PROBLEM DETAILS: For the material that follows, list every line containing the word "this".

DATASET ROWS:
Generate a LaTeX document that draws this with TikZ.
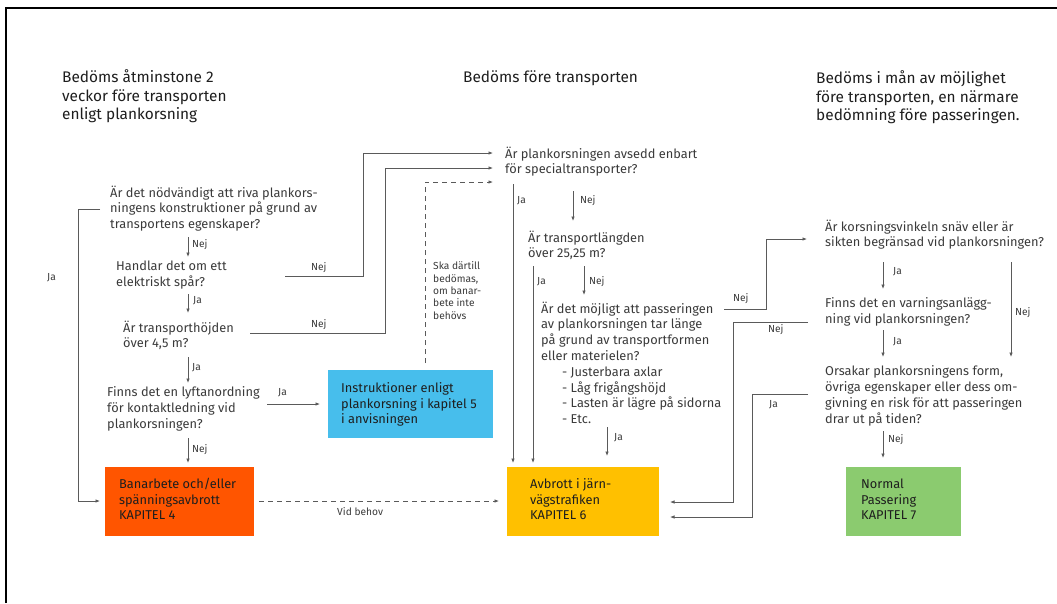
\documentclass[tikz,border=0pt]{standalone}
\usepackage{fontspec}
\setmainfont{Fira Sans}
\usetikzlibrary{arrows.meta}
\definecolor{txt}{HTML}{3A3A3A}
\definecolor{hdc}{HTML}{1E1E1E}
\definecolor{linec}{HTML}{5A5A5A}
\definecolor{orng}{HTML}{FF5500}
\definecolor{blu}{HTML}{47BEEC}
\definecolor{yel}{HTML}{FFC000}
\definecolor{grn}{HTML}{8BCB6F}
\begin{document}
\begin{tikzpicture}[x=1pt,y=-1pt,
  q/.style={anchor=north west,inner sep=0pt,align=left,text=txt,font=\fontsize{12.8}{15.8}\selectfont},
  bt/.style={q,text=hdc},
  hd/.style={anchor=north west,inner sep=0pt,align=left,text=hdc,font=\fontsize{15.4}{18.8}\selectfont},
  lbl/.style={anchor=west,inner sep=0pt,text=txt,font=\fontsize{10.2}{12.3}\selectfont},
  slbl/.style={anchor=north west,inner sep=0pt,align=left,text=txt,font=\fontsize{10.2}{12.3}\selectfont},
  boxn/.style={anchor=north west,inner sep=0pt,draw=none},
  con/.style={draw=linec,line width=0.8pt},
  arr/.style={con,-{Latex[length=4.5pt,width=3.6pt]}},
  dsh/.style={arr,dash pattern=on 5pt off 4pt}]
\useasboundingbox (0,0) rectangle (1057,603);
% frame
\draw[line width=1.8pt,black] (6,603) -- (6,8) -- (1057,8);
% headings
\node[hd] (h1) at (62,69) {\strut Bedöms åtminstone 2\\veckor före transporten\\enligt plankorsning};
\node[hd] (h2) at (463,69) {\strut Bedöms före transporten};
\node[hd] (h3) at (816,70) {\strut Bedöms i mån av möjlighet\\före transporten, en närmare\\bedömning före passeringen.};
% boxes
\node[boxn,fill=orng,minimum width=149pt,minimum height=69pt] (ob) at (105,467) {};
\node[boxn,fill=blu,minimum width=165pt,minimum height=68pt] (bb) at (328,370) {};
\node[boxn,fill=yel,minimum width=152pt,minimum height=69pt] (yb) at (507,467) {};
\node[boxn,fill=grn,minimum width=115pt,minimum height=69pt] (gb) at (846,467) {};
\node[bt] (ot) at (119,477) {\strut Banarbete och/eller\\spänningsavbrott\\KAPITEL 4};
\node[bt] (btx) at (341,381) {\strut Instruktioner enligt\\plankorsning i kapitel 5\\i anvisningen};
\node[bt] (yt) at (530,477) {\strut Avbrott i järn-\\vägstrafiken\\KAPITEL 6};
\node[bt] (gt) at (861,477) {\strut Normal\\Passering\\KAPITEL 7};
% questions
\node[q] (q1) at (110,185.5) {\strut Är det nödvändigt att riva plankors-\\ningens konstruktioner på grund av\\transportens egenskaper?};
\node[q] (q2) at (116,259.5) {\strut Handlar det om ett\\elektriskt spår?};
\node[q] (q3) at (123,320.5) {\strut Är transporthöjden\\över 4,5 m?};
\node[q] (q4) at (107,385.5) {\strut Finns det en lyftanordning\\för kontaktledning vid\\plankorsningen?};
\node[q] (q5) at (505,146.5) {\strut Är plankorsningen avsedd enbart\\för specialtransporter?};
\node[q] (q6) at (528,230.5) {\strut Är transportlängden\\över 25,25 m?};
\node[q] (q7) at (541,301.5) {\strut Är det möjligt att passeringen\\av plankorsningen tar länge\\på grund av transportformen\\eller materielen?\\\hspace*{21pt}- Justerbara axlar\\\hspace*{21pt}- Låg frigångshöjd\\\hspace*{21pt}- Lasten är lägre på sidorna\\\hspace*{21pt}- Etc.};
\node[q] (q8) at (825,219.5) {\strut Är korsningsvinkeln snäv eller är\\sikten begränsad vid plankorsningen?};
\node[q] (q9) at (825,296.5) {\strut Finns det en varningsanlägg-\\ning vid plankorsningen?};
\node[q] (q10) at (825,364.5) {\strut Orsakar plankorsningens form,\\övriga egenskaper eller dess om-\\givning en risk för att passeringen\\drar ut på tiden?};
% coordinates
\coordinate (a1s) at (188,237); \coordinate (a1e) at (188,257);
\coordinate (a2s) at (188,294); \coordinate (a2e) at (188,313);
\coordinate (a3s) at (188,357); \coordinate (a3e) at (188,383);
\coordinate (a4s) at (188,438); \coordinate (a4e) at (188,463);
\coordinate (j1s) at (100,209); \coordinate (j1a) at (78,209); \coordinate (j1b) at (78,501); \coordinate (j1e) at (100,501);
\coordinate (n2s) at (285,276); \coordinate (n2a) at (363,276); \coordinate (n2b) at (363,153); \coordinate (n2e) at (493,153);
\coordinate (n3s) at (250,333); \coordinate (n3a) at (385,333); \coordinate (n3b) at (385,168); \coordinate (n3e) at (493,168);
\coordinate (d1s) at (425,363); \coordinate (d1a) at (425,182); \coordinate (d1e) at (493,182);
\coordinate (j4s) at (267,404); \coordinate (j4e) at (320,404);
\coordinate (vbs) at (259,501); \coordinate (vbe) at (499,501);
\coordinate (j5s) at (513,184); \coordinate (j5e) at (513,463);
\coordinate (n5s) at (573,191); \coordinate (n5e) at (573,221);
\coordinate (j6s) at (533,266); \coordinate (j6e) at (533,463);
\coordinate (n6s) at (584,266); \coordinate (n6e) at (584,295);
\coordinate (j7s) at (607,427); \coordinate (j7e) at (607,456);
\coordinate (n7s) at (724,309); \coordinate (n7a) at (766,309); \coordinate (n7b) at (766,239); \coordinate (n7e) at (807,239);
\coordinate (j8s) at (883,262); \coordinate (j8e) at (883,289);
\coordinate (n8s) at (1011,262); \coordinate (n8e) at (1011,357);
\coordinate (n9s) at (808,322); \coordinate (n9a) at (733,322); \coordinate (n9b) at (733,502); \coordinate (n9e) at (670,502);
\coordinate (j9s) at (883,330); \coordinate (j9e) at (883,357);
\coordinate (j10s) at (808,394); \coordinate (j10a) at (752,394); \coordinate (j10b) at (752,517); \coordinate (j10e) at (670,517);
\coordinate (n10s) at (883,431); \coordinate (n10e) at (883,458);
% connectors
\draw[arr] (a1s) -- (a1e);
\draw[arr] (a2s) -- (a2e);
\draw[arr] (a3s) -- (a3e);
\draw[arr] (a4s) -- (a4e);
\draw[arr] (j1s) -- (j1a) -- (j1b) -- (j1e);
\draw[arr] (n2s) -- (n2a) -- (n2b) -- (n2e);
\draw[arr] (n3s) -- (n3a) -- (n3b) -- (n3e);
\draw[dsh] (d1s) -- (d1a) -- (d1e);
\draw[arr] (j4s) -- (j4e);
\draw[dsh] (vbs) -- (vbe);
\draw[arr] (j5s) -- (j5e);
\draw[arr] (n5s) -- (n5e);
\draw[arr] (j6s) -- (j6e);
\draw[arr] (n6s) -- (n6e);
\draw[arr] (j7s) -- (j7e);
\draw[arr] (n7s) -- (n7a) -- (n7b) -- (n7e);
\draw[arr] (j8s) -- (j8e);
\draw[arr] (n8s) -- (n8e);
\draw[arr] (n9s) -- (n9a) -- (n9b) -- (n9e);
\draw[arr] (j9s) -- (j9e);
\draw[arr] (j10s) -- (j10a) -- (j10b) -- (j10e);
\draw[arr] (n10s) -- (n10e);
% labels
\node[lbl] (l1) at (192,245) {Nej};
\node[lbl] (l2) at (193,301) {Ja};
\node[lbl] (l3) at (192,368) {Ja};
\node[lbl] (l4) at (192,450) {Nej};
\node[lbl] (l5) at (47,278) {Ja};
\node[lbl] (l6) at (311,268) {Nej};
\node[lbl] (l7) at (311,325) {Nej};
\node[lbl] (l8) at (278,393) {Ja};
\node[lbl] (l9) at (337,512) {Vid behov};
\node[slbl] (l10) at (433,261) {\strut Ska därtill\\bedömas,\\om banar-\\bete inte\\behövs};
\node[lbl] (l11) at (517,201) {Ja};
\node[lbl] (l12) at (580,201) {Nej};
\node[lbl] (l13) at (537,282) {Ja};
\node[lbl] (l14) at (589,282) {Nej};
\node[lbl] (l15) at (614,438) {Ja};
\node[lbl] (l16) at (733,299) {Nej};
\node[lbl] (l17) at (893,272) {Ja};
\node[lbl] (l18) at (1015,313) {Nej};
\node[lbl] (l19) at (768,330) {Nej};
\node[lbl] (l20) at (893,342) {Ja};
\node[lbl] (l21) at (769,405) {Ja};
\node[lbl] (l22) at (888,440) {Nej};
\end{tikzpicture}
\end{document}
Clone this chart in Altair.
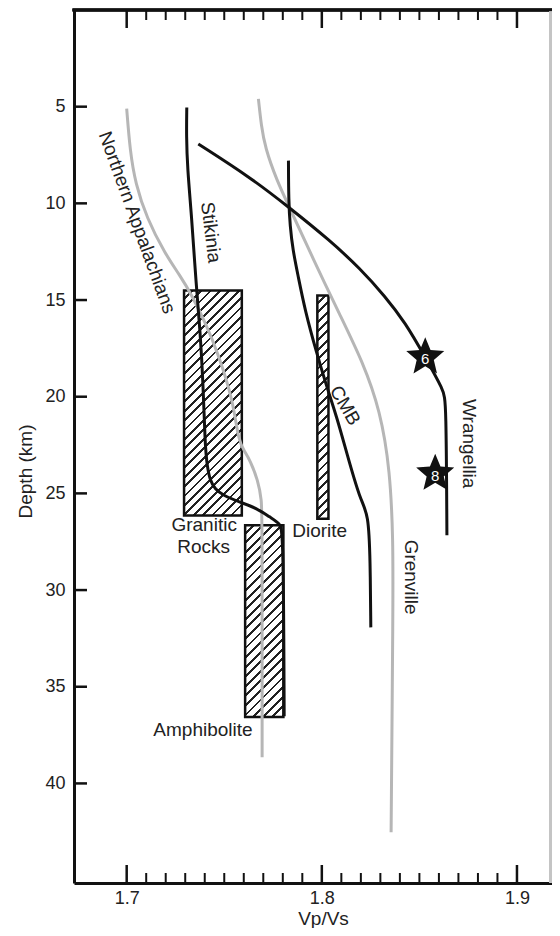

COMPLETE ANSWER:
Generate a LaTeX document that draws this with TikZ.
Clone this chart in Altair.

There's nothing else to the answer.